Boosting interest among young people in on-the-job training through modern apprenticeships is proving to be a "challenge", the Government has acknowledged.
Cabinet rivals Chancellor Gordon Brown and Education Secretary Charles Clarke clashed last month over university tuition fees but joined forces to drum up interest in modern apprenticeships and said England's economic prosperity depended on tackling skills shortages.
But official figures showed they were still well short of the Government's target of getting 28 per cent of under-22-year-olds started on a modern apprenticeship course by 2004.
The pair launched a task force of industrialists, company executives and trainers responsible for drumming up employer interest in apprenticeships.
Mr Brown said eight million people in Britain, including one-in-five 18 to 24-year-olds, had inadequate skills.
He said: "To push a teenager into the world of work today without any qualification is to put them at lifetime risk of poverty, failure and wasted potential."
Modern apprenticeships can take up to four years to complete and are intended to appeal to 16 to 24-year-olds who are turned off by traditional academic study and want to earn while learning a skilled trade.

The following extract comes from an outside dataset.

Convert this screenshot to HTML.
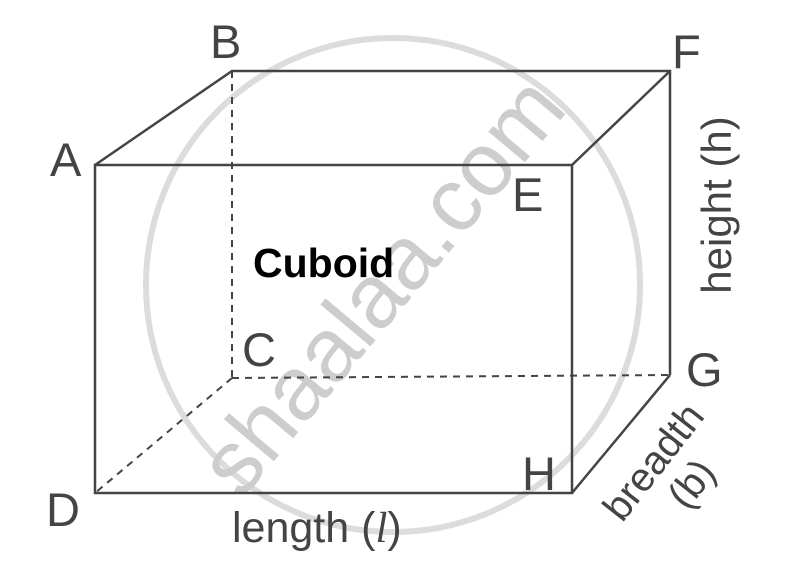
<!DOCTYPE html>
<html><head><style>
html,body{margin:0;padding:0;background:#fff;}
svg{display:block;}
text{font-family:"Liberation Sans",Arial,sans-serif;}
</style></head><body>
<svg width="786" height="571" viewBox="0 0 786 571" xmlns="http://www.w3.org/2000/svg">
<circle cx="393" cy="285" r="247" fill="none" stroke="#dcdcdc" stroke-width="6"/>
<text x="0" y="0" font-size="90" fill="#cdcdcd" text-anchor="middle" transform="translate(405,305) rotate(-50)">shaalaa.com</text>
<g stroke="#444" stroke-width="2.5" fill="none">
<rect x="95" y="165" width="477" height="328"/>
<polyline points="95,165 232,71 670,71 670,375"/>
<line x1="572" y1="165" x2="670" y2="71"/>
<line x1="572" y1="493" x2="670" y2="375"/>
<g stroke-dasharray="7,6" stroke-width="2">
<line x1="232" y1="71" x2="232" y2="378"/>
<line x1="232" y1="378" x2="670" y2="375"/>
<line x1="232" y1="378" x2="95" y2="493"/>
</g>
</g>
<g fill="#444" font-size="47">
<text x="50" y="176">A</text>
<text x="210" y="58">B</text>
<text x="672" y="68">F</text>
<text x="512" y="211">E</text>
<text x="242" y="366">C</text>
<text x="686" y="386">G</text>
<text x="522" y="490">H</text>
<text x="46" y="526">D</text>
</g>
<text x="253" y="277" font-size="41" font-weight="bold" fill="#000">Cuboid</text>
<text x="232" y="542" font-size="43" fill="#444">length (<tspan font-family="Liberation Serif" font-style="italic">l</tspan>)</text>
<text x="0" y="0" font-size="42" fill="#444" text-anchor="middle" transform="translate(731,205) rotate(-90)">height (h)</text>
<text x="0" y="0" font-size="40" fill="#444" text-anchor="middle" transform="translate(664,470) rotate(-52)">breadth</text>
<text x="0" y="0" font-size="40" fill="#444" text-anchor="middle" transform="translate(702,492) rotate(-52)">(b)</text>
</svg>
</body></html>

Apprentices have to gain a national vocational qualification (NVQ), a technical certificate in their chosen field and pass "key skills" tests in information and communications technology and application of numbers.
Many do day-release sessions at further education colleges but the Association of Colleges said less than three out of ten candidates completed all the elements, while key skills were a major barrier.
For example, young people learning carpentry had to show they could do statistics to A-level maths standards, said a spokeswoman.
Mr Clarke said it would be wrong to make the courses easier but it would be up to the task force to suggest improvements.
Bryan Sanderson, chairman of the Learning and Skills Council, the Government's post-16 education and training funding agency, said about 150,000 under-22s were expected to sign up to the scheme this year - 25,000 short of the target.
The widely reported shortage of plumbers meant 11,000 people had enrolled on the course.
He said: "I think I can promise the shortage will be an item of history in a very short time."